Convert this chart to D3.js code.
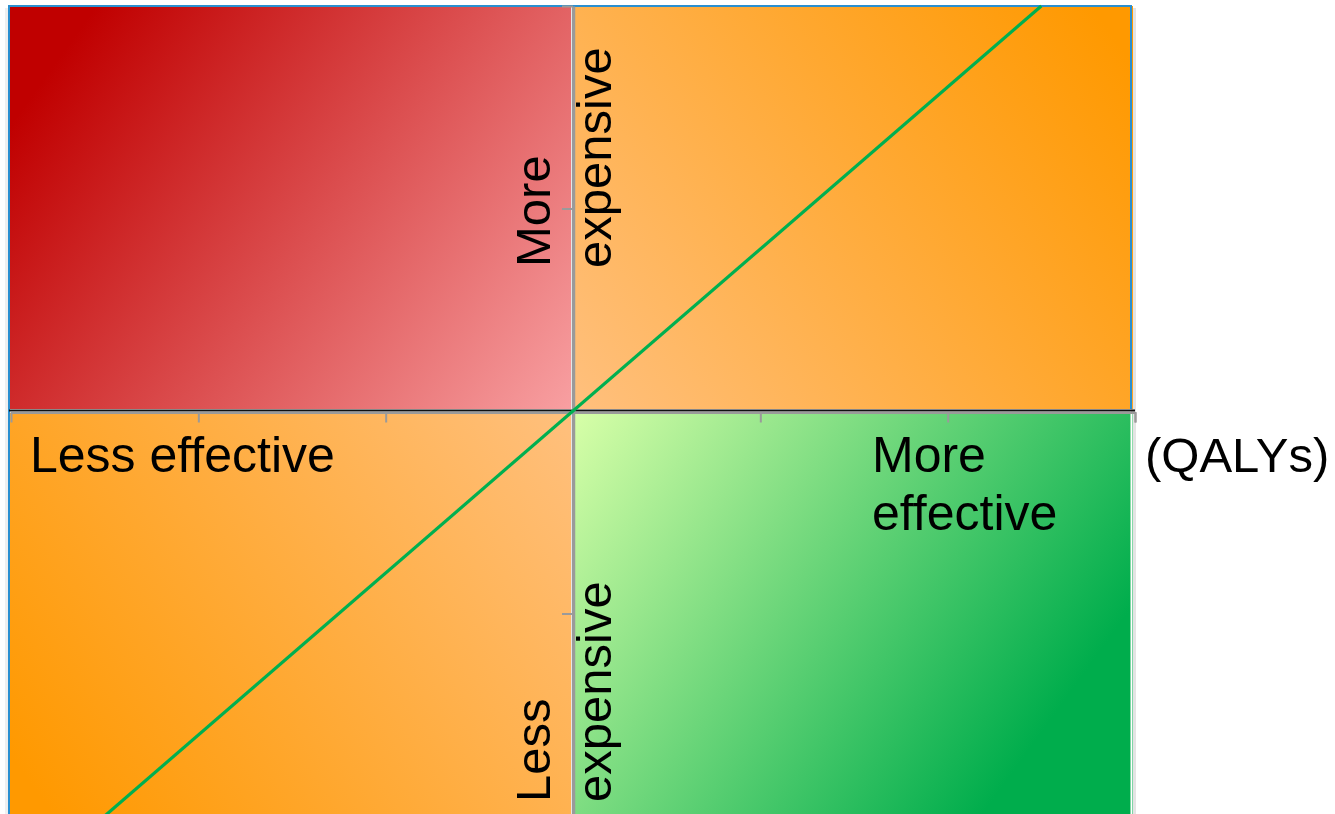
<!DOCTYPE html>
<html>
<head>
<meta charset="utf-8">
<script src="https://cdn.jsdelivr.net/npm/d3@7"></script>
<style>
  html, body { margin: 0; padding: 0; background: #fff; }
  svg { display: block; }
  text { font-family: "Liberation Sans", Arial, sans-serif; fill: #000; }
</style>
</head>
<body>
<svg id="chart" width="1335" height="814"></svg>
<script>
// ---- data ----
const quadrantNames = ["dominated", "trade-off upper", "trade-off lower", "dominant"];
const quadX0 = [-3, 0, -3, 0];
const quadX1 = [0, 3, 0, 3];
const quadY0 = [0, 0, -2, -2];
const quadY1 = [2, 2, 0, 0];
const xTickValues = [-2, -1, 1, 2, 3];
const yTickValues = [-1, 1, 2];
const thresholdX = [-2.5, 2.5];
const thresholdY = [-2, 2];
const xAxisTitle = "(QALYs)";

// ---- styles ----
const gradStops = [
  [["0", "#c00000"], ["0.1", "#c00000"], ["1", "#f8a0a2"]],
  [["0", "#ffc07e"], ["0.95", "#ff9900"], ["1", "#ff9900"]],
  [["0", "#ffc07e"], ["0.95", "#ff9900"], ["1", "#ff9900"]],
  [["0", "#d8ffa8"], ["0.82", "#00ad4c"], ["1", "#00ad4c"]]
];

const svg = d3.select("#chart");
const x = d3.scaleLinear().domain([-3, 3]).range([11, 1135]);
const y = d3.scaleLinear().domain([-2, 2]).range([816, 6]);

const defs = svg.append("defs");
const gradDir = [
  { from: [-3, 2], to: [0, 0] },
  { from: [0, 0], to: [3, 2] },
  { from: [0, 0], to: [-3, -2] },
  { from: [0, 0], to: [3, -2] }
];
quadrantNames.forEach((n, i) => {
  const g = defs.append("linearGradient")
    .attr("id", "g" + i)
    .attr("gradientUnits", "userSpaceOnUse")
    .attr("x1", x(gradDir[i].from[0])).attr("y1", y(gradDir[i].from[1]))
    .attr("x2", x(gradDir[i].to[0])).attr("y2", y(gradDir[i].to[1]));
  gradStops[i].forEach(s => g.append("stop").attr("offset", s[0]).attr("stop-color", s[1]));
});

// shadows
svg.append("rect").attr("x", 1131).attr("y", 8).attr("width", 5).attr("height", 806)
  .attr("fill", "#d8d8d8").attr("opacity", 0.7);
svg.append("rect").attr("x", 5).attr("y", 8).attr("width", 4).attr("height", 806)
  .attr("fill", "#e8e8e8").attr("opacity", 0.7);

// quadrants
const gap = 2;
svg.selectAll("rect.quad").data(quadrantNames).enter().append("rect")
  .attr("class", "quad")
  .attr("x", (d, i) => x(quadX0[i]) + (quadX0[i] === 0 ? gap : -2))
  .attr("y", (d, i) => y(quadY1[i]) + (quadY1[i] === 0 ? gap : 0))
  .attr("width", (d, i) => x(quadX1[i]) - x(quadX0[i]) - gap - (quadX1[i] === 0 ? 0 : 2) + (quadX0[i] === 0 ? 0 : 2))
  .attr("height", (d, i) => y(quadY0[i]) - y(quadY1[i]) - gap)
  .attr("fill", (d, i) => "url(#g" + i + ")");

// blue outline on outer edges
const bx0 = x(-3) - 2, bx1 = x(3) - 4;
svg.append("path")
  .attr("d", `M${bx0},814 L${bx0},${y(2)} L${bx1},${y(2)} L${bx1},${y(0) - 2}`)
  .attr("fill", "none").attr("stroke", "#2a8fd0").attr("stroke-width", 2);
svg.append("line").attr("x1", bx1 + 0.5).attr("x2", bx1 + 0.5).attr("y1", y(0) + 2).attr("y2", 814)
  .attr("stroke", "#ffffff").attr("stroke-width", 2);

// x axis
const xAxis = d3.axisBottom(x).tickValues(xTickValues).tickSize(10).tickFormat("").tickSizeOuter(10);
const gx = svg.append("g").attr("transform", `translate(0,${y(0) + 1.5})`).call(xAxis);
gx.select(".domain").attr("stroke", "#9a9a9a").attr("stroke-width", 2);
gx.selectAll(".tick line").attr("stroke", "#9a9a9a").attr("stroke-width", 2);
svg.append("line").attr("x1", x(-3) - 2).attr("x2", x(3)).attr("y1", y(0) - 0.5).attr("y2", y(0) - 0.5)
  .attr("stroke", "#111").attr("stroke-width", 2);

// y axis
const yAxis = d3.axisLeft(y).tickValues(yTickValues).tickSize(11).tickFormat("").tickSizeOuter(0);
const gy = svg.append("g").attr("transform", `translate(${x(0)},0)`).call(yAxis);
gy.select(".domain").attr("stroke", "#9a9a9a").attr("stroke-width", 3.5);
gy.selectAll(".tick line").attr("stroke", "#9a9a9a").attr("stroke-width", 2);

// threshold line
svg.append("path")
  .datum(thresholdX.map((v, i) => [v, thresholdY[i]]))
  .attr("d", d3.line().x(d => x(d[0])).y(d => y(d[1])))
  .attr("stroke", "#00b050").attr("stroke-width", 3.2).attr("fill", "none");

// labels
const fs = 50;
svg.append("text").attr("x", 30).attr("y", 472).attr("font-size", fs).text("Less effective");
svg.append("text").attr("x", 872).attr("y", 472).attr("font-size", fs).text("More");
svg.append("text").attr("x", 872).attr("y", 530).attr("font-size", fs).text("effective");
svg.append("text").attr("x", 1145).attr("y", 472).attr("font-size", 49).text(xAxisTitle);

const vtext = [["More", 550, 267], ["expensive", 611, 268], ["Less", 550, 802], ["expensive", 611, 802]];
vtext.forEach(t => {
  svg.append("text").attr("transform", `translate(${t[1]},${t[2]}) rotate(-90)`)
    .attr("font-size", 49).text(t[0]);
});
</script>
</body>
</html>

....

TASK REQUIREMENTS:
The data above should be repeated exactly, minus any pictures.

COMPLETE ANSWER:
Convert this chart to D3.js code.
<!DOCTYPE html>
<html>
<head>
<meta charset="utf-8">
<script src="https://cdn.jsdelivr.net/npm/d3@7"></script>
<style>
  html, body { margin: 0; padding: 0; background: #fff; }
  svg { display: block; }
  text { font-family: "Liberation Sans", Arial, sans-serif; fill: #000; }
</style>
</head>
<body>
<svg id="chart" width="1335" height="814"></svg>
<script>
// ---- data ----
const quadrantNames = ["dominated", "trade-off upper", "trade-off lower", "dominant"];
const quadX0 = [-3, 0, -3, 0];
const quadX1 = [0, 3, 0, 3];
const quadY0 = [0, 0, -2, -2];
const quadY1 = [2, 2, 0, 0];
const xTickValues = [-2, -1, 1, 2, 3];
const yTickValues = [-1, 1, 2];
const thresholdX = [-2.5, 2.5];
const thresholdY = [-2, 2];
const xAxisTitle = "(QALYs)";

// ---- styles ----
const gradStops = [
  [["0", "#c00000"], ["0.1", "#c00000"], ["1", "#f8a0a2"]],
  [["0", "#ffc07e"], ["0.95", "#ff9900"], ["1", "#ff9900"]],
  [["0", "#ffc07e"], ["0.95", "#ff9900"], ["1", "#ff9900"]],
  [["0", "#d8ffa8"], ["0.82", "#00ad4c"], ["1", "#00ad4c"]]
];

const svg = d3.select("#chart");
const x = d3.scaleLinear().domain([-3, 3]).range([11, 1135]);
const y = d3.scaleLinear().domain([-2, 2]).range([816, 6]);

const defs = svg.append("defs");
const gradDir = [
  { from: [-3, 2], to: [0, 0] },
  { from: [0, 0], to: [3, 2] },
  { from: [0, 0], to: [-3, -2] },
  { from: [0, 0], to: [3, -2] }
];
quadrantNames.forEach((n, i) => {
  const g = defs.append("linearGradient")
    .attr("id", "g" + i)
    .attr("gradientUnits", "userSpaceOnUse")
    .attr("x1", x(gradDir[i].from[0])).attr("y1", y(gradDir[i].from[1]))
    .attr("x2", x(gradDir[i].to[0])).attr("y2", y(gradDir[i].to[1]));
  gradStops[i].forEach(s => g.append("stop").attr("offset", s[0]).attr("stop-color", s[1]));
});

// shadows
svg.append("rect").attr("x", 1131).attr("y", 8).attr("width", 5).attr("height", 806)
  .attr("fill", "#d8d8d8").attr("opacity", 0.7);
svg.append("rect").attr("x", 5).attr("y", 8).attr("width", 4).attr("height", 806)
  .attr("fill", "#e8e8e8").attr("opacity", 0.7);

// quadrants
const gap = 2;
svg.selectAll("rect.quad").data(quadrantNames).enter().append("rect")
  .attr("class", "quad")
  .attr("x", (d, i) => x(quadX0[i]) + (quadX0[i] === 0 ? gap : -2))
  .attr("y", (d, i) => y(quadY1[i]) + (quadY1[i] === 0 ? gap : 0))
  .attr("width", (d, i) => x(quadX1[i]) - x(quadX0[i]) - gap - (quadX1[i] === 0 ? 0 : 2) + (quadX0[i] === 0 ? 0 : 2))
  .attr("height", (d, i) => y(quadY0[i]) - y(quadY1[i]) - gap)
  .attr("fill", (d, i) => "url(#g" + i + ")");

// blue outline on outer edges
const bx0 = x(-3) - 2, bx1 = x(3) - 4;
svg.append("path")
  .attr("d", `M${bx0},814 L${bx0},${y(2)} L${bx1},${y(2)} L${bx1},${y(0) - 2}`)
  .attr("fill", "none").attr("stroke", "#2a8fd0").attr("stroke-width", 2);
svg.append("line").attr("x1", bx1 + 0.5).attr("x2", bx1 + 0.5).attr("y1", y(0) + 2).attr("y2", 814)
  .attr("stroke", "#ffffff").attr("stroke-width", 2);

// x axis
const xAxis = d3.axisBottom(x).tickValues(xTickValues).tickSize(10).tickFormat("").tickSizeOuter(10);
const gx = svg.append("g").attr("transform", `translate(0,${y(0) + 1.5})`).call(xAxis);
gx.select(".domain").attr("stroke", "#9a9a9a").attr("stroke-width", 2);
gx.selectAll(".tick line").attr("stroke", "#9a9a9a").attr("stroke-width", 2);
svg.append("line").attr("x1", x(-3) - 2).attr("x2", x(3)).attr("y1", y(0) - 0.5).attr("y2", y(0) - 0.5)
  .attr("stroke", "#111").attr("stroke-width", 2);

// y axis
const yAxis = d3.axisLeft(y).tickValues(yTickValues).tickSize(11).tickFormat("").tickSizeOuter(0);
const gy = svg.append("g").attr("transform", `translate(${x(0)},0)`).call(yAxis);
gy.select(".domain").attr("stroke", "#9a9a9a").attr("stroke-width", 3.5);
gy.selectAll(".tick line").attr("stroke", "#9a9a9a").attr("stroke-width", 2);

// threshold line
svg.append("path")
  .datum(thresholdX.map((v, i) => [v, thresholdY[i]]))
  .attr("d", d3.line().x(d => x(d[0])).y(d => y(d[1])))
  .attr("stroke", "#00b050").attr("stroke-width", 3.2).attr("fill", "none");

// labels
const fs = 50;
svg.append("text").attr("x", 30).attr("y", 472).attr("font-size", fs).text("Less effective");
svg.append("text").attr("x", 872).attr("y", 472).attr("font-size", fs).text("More");
svg.append("text").attr("x", 872).attr("y", 530).attr("font-size", fs).text("effective");
svg.append("text").attr("x", 1145).attr("y", 472).attr("font-size", 49).text(xAxisTitle);

const vtext = [["More", 550, 267], ["expensive", 611, 268], ["Less", 550, 802], ["expensive", 611, 802]];
vtext.forEach(t => {
  svg.append("text").attr("transform", `translate(${t[1]},${t[2]}) rotate(-90)`)
    .attr("font-size", 49).text(t[0]);
});
</script>
</body>
</html>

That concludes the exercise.